Critical file system structures should be backed up:

# Backup super block
sudo dd if=/dev/sda1 of=superblock_backup bs=1024 count=1 skip=1

# List all super block locations for recovery
sudo dumpe2fs /dev/sda1 | grep "Backup superblock" | head -3

Modern File System Enhancements

Contemporary file systems have evolved these basic concepts:

Journal Integration

Journaling file systems maintain transaction logs to ensure consistency:

• Metadata journaling: Log changes to inodes and directory structures
• Full data journaling: Log both metadata and data changes
• Ordered mode: Write data before committing metadata changes

Extended Attributes

Modern inodes support extended attributes for additional metadata:

# Set extended attribute
setfattr -n user.author -v "John Doe" myfile.txt

# List extended attributes
getfattr -d myfile.txt

# Output:
# file: myfile.txt
# user.author="John Doe"

Conclusion

The boot block, super block, and inode structures form the foundation of file system implementation in modern operating systems. The boot block provides the essential bootstrap code for system initialization, the super block maintains critical file system metadata and configuration, while inodes store comprehensive file metadata and enable efficient data organization.

Understanding these structures is fundamental for system administrators managing storage systems, developers working with file I/O operations, and anyone involved in operating system development.

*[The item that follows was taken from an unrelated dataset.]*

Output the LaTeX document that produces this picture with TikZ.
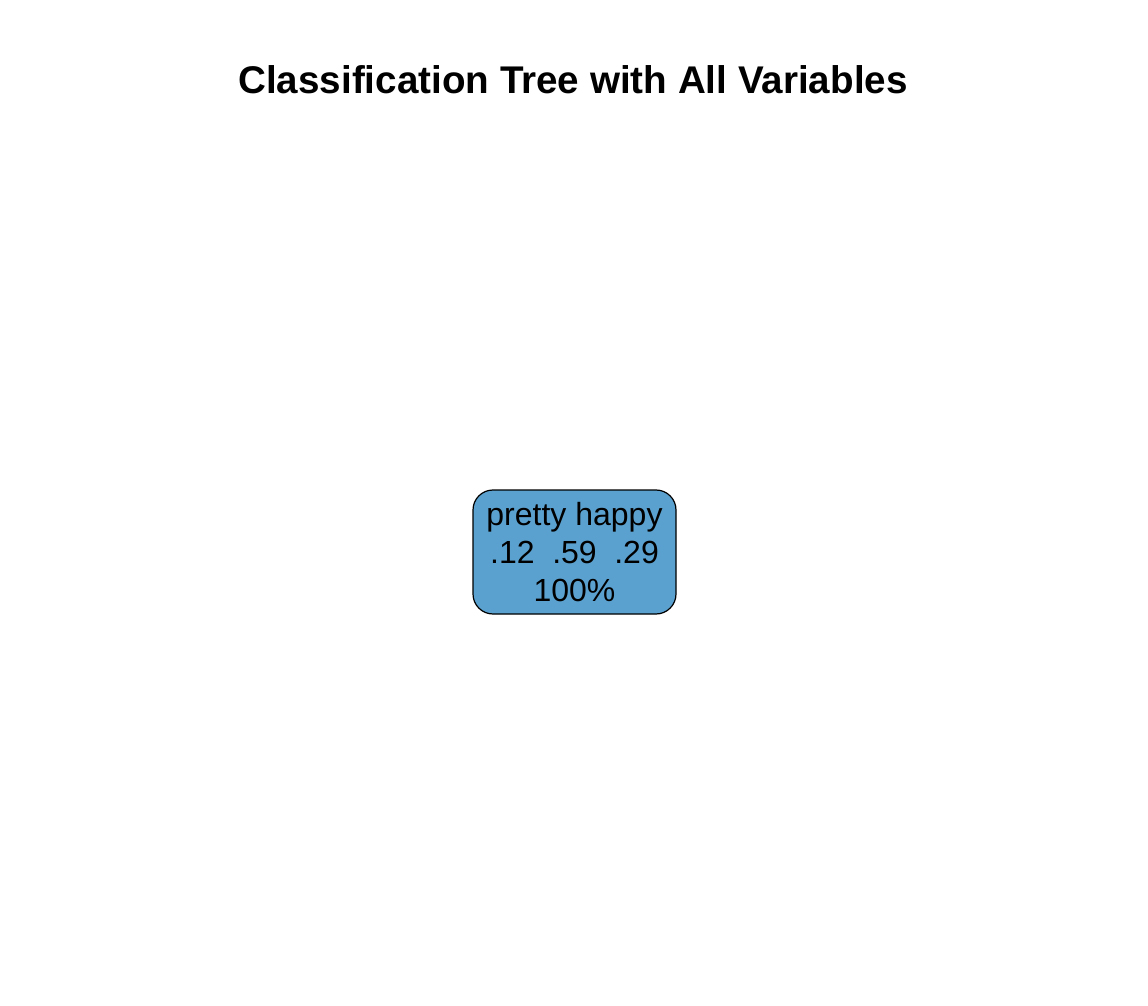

The sophisticated addressing schemes, caching strategies, and error recovery mechanisms built around these core concepts enable modern file systems to deliver the reliability and performance required by today’s computing environments.

As storage technology continues to evolve with NVMe SSDs, persistent memory, and distributed file systems, these foundational concepts remain relevant while being enhanced with new features like copy-on-write, snapshots, and advanced compression techniques.